§ **Data block**
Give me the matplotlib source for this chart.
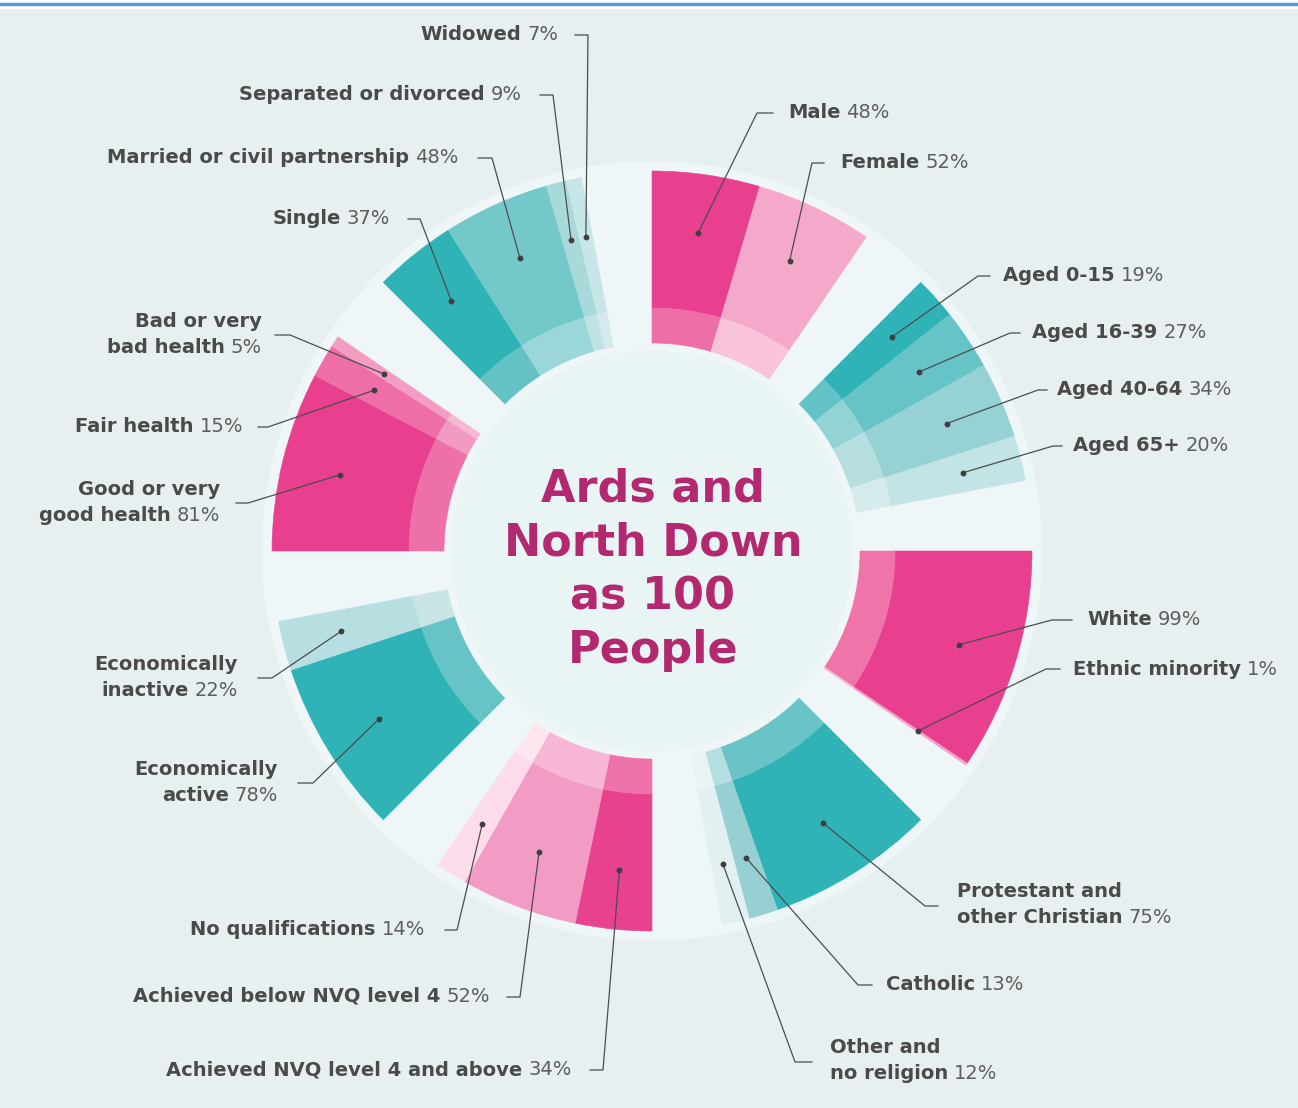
import numpy as np
import matplotlib
matplotlib.use('Agg')
import matplotlib.pyplot as plt

# ---- data: Ards and North Down as 100 people -------------------------
gender_labels = ['Male', 'Female']
gender_pct = [48, 52]

age_labels = ['Aged 0-15', 'Aged 16-39', 'Aged 40-64', 'Aged 65+']
age_pct = [19, 27, 34, 20]

ethnic_labels = ['White', 'Ethnic minority']
ethnic_pct = [99, 1]

religion_labels = ['Protestant and\nother Christian', 'Catholic', 'Other and\nno religion']
religion_pct = [75, 13, 12]

qual_labels = ['Achieved NVQ level 4 and above', 'Achieved below NVQ level 4',
               'No qualifications']
qual_pct = [34, 52, 14]

econ_labels = ['Economically\nactive', 'Economically\ninactive']
econ_pct = [78, 22]

health_labels = ['Good or very\ngood health', 'Fair health', 'Bad or very\nbad health']
health_pct = [81, 15, 5]

marital_labels = ['Single', 'Married or civil partnership', 'Separated or divorced', 'Widowed']
marital_pct = [37, 48, 9, 7]

title_lines = ['Ards and', 'North Down', 'as 100', 'People']

# ---- colours (outer band, inner band) per slice --------------------------
gender_col = [('#e8408e', '#ee6fa8'), ('#f5a9ca', '#f8c3db')]
age_col = [('#30b3b7', '#62c2c5'), ('#66c3c6', '#94d3d5'),
           ('#96d2d4', '#b7dfe0'), ('#c2e4e5', '#d6ebec')]
ethnic_col = [('#e8408e', '#ef74aa'), ('#f5a3c7', '#f7bdd6')]
religion_col = [('#2fb3b7', '#6ac4c7'), ('#96d0d3', '#b5dee0'), ('#e3f0f1', '#e8f3f4')]
qual_col = [('#e8418e', '#ef72aa'), ('#f29bc4', '#f6b6d4'), ('#fcdcea', '#fde6f0')]
econ_col = [('#2fb3b7', '#66c3c6'), ('#b7dee0', '#c9e5e6')]
health_col = [('#e8408e', '#ee70a8'), ('#ee6fa7', '#f29bc2'), ('#f39dc3', '#f6b8d4')]
marital_col = [('#2fb3b7', '#64c2c5'), ('#73c8ca', '#9bd6d8'),
               ('#a8dadc', '#bfe2e3'), ('#c6e6e7', '#d3ebec')]

# ---- label layout in pixels: text x, text y, elbow x, elbow y, tick x, side
gender_pos = [(788, 113, 757, 113, 773, 'r'), (840, 163, 812, 163, 824, 'r')]
age_pos = [(1003, 276, 978, 276, 990, 'r'), (1032, 333, 1010, 333, 1020, 'r'),
           (1057, 390, 1038, 390, 1047, 'r'), (1073, 446, 1053, 446, 1062, 'r')]
ethnic_pos = [(1087, 620, 1052, 620, 1072, 'r'), (1073, 670, 1046, 669, 1060, 'r')]
religion_pos = [(957, 892, 925, 906, 938, 'r'), (886, 985, 858, 985, 872, 'r'),
                (830, 1048, 795, 1062, 812, 'r')]
qual_pos = [(572, 1070, 603, 1070, 590, 'l'), (490, 997, 520, 997, 507, 'l'),
            (425, 930, 457, 930, 445, 'l')]
econ_pos = [(278, 770, 313, 783, 298, 'l'), (238, 665, 272, 678, 258, 'l')]
health_pos = [(220, 490, 248, 503, 236, 'l'), (243, 427, 268, 427, 258, 'l'),
              (262, 322, 290, 335, 275, 'l')]
marital_pos = [(390, 219, 420, 219, 408, 'l'), (458, 158, 492, 158, 478, 'l'),
               (522, 95, 553, 95, 540, 'l'), (558, 35, 588, 35, 575, 'l')]

# clockwise from twelve o'clock, one segment every 45 degrees
segments = [
    (gender_labels, gender_pct, gender_col, gender_pos),
    (age_labels, age_pct, age_col, age_pos),
    (ethnic_labels, ethnic_pct, ethnic_col, ethnic_pos),
    (religion_labels, religion_pct, religion_col, religion_pos),
    (qual_labels, qual_pct, qual_col, qual_pos),
    (econ_labels, econ_pct, econ_col, econ_pos),
    (health_labels, health_pct, health_col, health_pos),
    (marital_labels, marital_pct, marital_col, marital_pos),
]

W, H = 1298, 1108
CX, CY = 652, 551
R_HOLE, R_IN, R_MID, R_OUT, R_RING, R_DOT = 200, 208, 243, 380, 390, 321
SPAN = 34.3          # degrees used by each segment
FS = 14
LINE_GAP = 26
TXT = '#4a4a4a'
TXT2 = '#5e5e5e'
LEAD = '#4d4d4d'

plt.rcParams['font.family'] = ['DejaVu Sans']

fig = plt.figure(figsize=(W / 100, H / 100), dpi=100)
fig.patch.set_facecolor('#e7eff0')

bg = fig.add_axes([0, 0, 1, 1], zorder=0)
bg.set_xlim(0, W)
bg.set_ylim(H, 0)
bg.axis('off')
bg.axhspan(0, 9, color='white', lw=0)
bg.axhline(4, color='#5b9bd5', lw=2.5)

R = R_RING + 4
ax = fig.add_axes([(CX - R) / W, (H - CY - R) / H, 2 * R / W, 2 * R / H],
                  projection='polar', zorder=1)
ax.set_theta_zero_location('N')
ax.set_theta_direction(-1)
ax.set_ylim(0, R)
ax.axis('off')
ax.patch.set_alpha(0)

# pale ring behind the segments and the centre disc
ax.bar(0, R_RING - R_HOLE, width=2 * np.pi, bottom=R_HOLE, align='edge',
       color='#eff6f7', lw=0)
ax.bar(0, R_HOLE, width=2 * np.pi, bottom=0, align='edge', color='#e9f4f5', lw=0)

ov = fig.add_axes([0, 0, 1, 1], zorder=2)
ov.set_xlim(0, W)
ov.set_ylim(H, 0)
ov.axis('off')
ov.patch.set_alpha(0)

renderer = fig.canvas.get_renderer()


def draw_label(name, pct, tx, ty, side):
    lines = name.split('\n')
    for k, line in enumerate(lines):
        yb = ty + k * LINE_GAP + 5
        last = k == len(lines) - 1
        if side == 'r':
            t = ov.text(tx, yb, line, ha='left', va='baseline', fontsize=FS,
                        fontweight='bold', color=TXT)
            if last:
                w = t.get_window_extent(renderer=renderer).width
                ov.text(tx + w + 6, yb, f'{pct}%', ha='left', va='baseline',
                        fontsize=FS, color=TXT2)
        else:
            if last:
                t = ov.text(tx, yb, f'{pct}%', ha='right', va='baseline',
                            fontsize=FS, color=TXT2)
                w = t.get_window_extent(renderer=renderer).width
                ov.text(tx - w - 6, yb, line, ha='right', va='baseline',
                        fontsize=FS, fontweight='bold', color=TXT)
            else:
                ov.text(tx, yb, line, ha='right', va='baseline', fontsize=FS,
                        fontweight='bold', color=TXT)


for i, (labels, pct, cols, pos) in enumerate(segments):
    start = np.deg2rad(45 * i)
    total = float(sum(pct))
    cum = 0.0
    for lab, p, (c_out, c_in), lp in zip(labels, pct, cols, pos):
        th0 = start + np.deg2rad(SPAN) * cum / total
        w = np.deg2rad(SPAN) * p / total
        cum += p
        ax.bar(th0, R_OUT - R_MID, width=w, bottom=R_MID, align='edge',
               color=c_out, edgecolor=c_out, lw=0.4)
        ax.bar(th0, R_MID - R_IN, width=w, bottom=R_IN, align='edge',
               color=c_in, edgecolor=c_in, lw=0.4)

        # leader line from the middle of the slice to the label
        dx, dy = ax.transData.transform((th0 + w / 2, R_DOT))
        dy = H - dy
        tx, ty, ex, ey, kx, side = lp
        ov.plot([dx, ex, kx], [dy, ey, ey], color=LEAD, lw=0.9)
        ov.plot(dx, dy, 'o', ms=3.2, color='#3f3f3f')
        draw_label(lab, p, tx, ty, side)

for k, s in enumerate(title_lines):
    ov.text(CX + 1, 502 + 53.5 * k, s, ha='center', va='baseline', fontsize=32,
            fontweight='bold', color='#b3296f')

fig.savefig('out.png', dpi=100, facecolor=fig.get_facecolor())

§ **What is asked**
Write out the lines from the start of the material to the line with "health_pct = [81, 15, 5]", inclusive and exactly. Skip the pictures.

§ **Response below**
Give me the matplotlib source for this chart.
import numpy as np
import matplotlib
matplotlib.use('Agg')
import matplotlib.pyplot as plt

# ---- data: Ards and North Down as 100 people -------------------------
gender_labels = ['Male', 'Female']
gender_pct = [48, 52]

age_labels = ['Aged 0-15', 'Aged 16-39', 'Aged 40-64', 'Aged 65+']
age_pct = [19, 27, 34, 20]

ethnic_labels = ['White', 'Ethnic minority']
ethnic_pct = [99, 1]

religion_labels = ['Protestant and\nother Christian', 'Catholic', 'Other and\nno religion']
religion_pct = [75, 13, 12]

qual_labels = ['Achieved NVQ level 4 and above', 'Achieved below NVQ level 4',
               'No qualifications']
qual_pct = [34, 52, 14]

econ_labels = ['Economically\nactive', 'Economically\ninactive']
econ_pct = [78, 22]

health_labels = ['Good or very\ngood health', 'Fair health', 'Bad or very\nbad health']
health_pct = [81, 15, 5]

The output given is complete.